Douglass wrote negative reviews about Greenfield though he had never heard her sing. Greenfield did do concerts for African-American groups, including orphans and the elderly. When Douglass got a chance to hear Greenfield sing, he changed his tune. In her later years she taught vocal lessons. She died alone in Philadelphia.

"But I was not forgotten because years later a man by the name of W. C. Handy started the first African-American recording company and he named it the Black Swan."

FREED portrays women who were schoolteachers, nurses, and evangelists. They even give a voice to the "nameless Civil War woman." The group started during the fifth anniversary of the African-American Civil War Museum and Memorial in Washington D. C. Judy Williams says some women on the anniversary committee decided to celebrate the occasion with period costumes.

"So we all ran out and rented outfits to wear, and we were received so warmly and with such excitement, that the director, the founding director Dr. Frank Smith, said why don't you all form a group, and I will buy your first outfits for you, which is what he did."

The group keeps a full schedule, appearing mainly at sites in the Washington, D. C. and Baltimore area. The Mount Olive Cemetery Preservation Society of Clarksville commissioned the ladies to come to Tennessee and Kentucky for a week of events. Geneva Bell is Director and President of Mount Olive. She says FREED doesn't charge for their performances, but to cover travel expenses, the society raised ten thousand dollars.
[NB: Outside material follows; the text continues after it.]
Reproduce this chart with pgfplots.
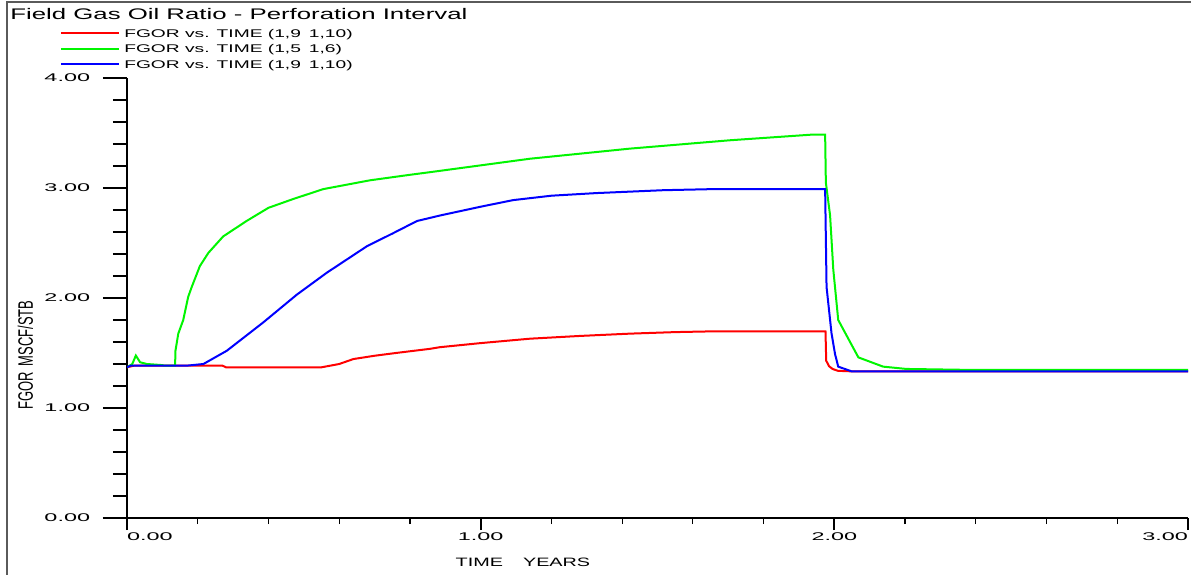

She says the expense was worth it.

"And coming here, it's really something because the Jefferson Davis from what I've heard is not something we really want to be around. But that's in the past. We gotta live for today."

Bell says performing at the Jefferson Davis Historic site is a way of showing that the ideals Davis and other confederate leaders championed are dying out.

"We're saying it's OK, Mr. Davis. You did your due, now it's our turn."

After the performance, the group gathers outside in the park in the shadow of the monument for a picture. The FREED members proudly point out that while they have been together for over five years, they have never had a formal organizational charter. The women stick together because they are all dedicated to the same goal, ensuring history is inclusive.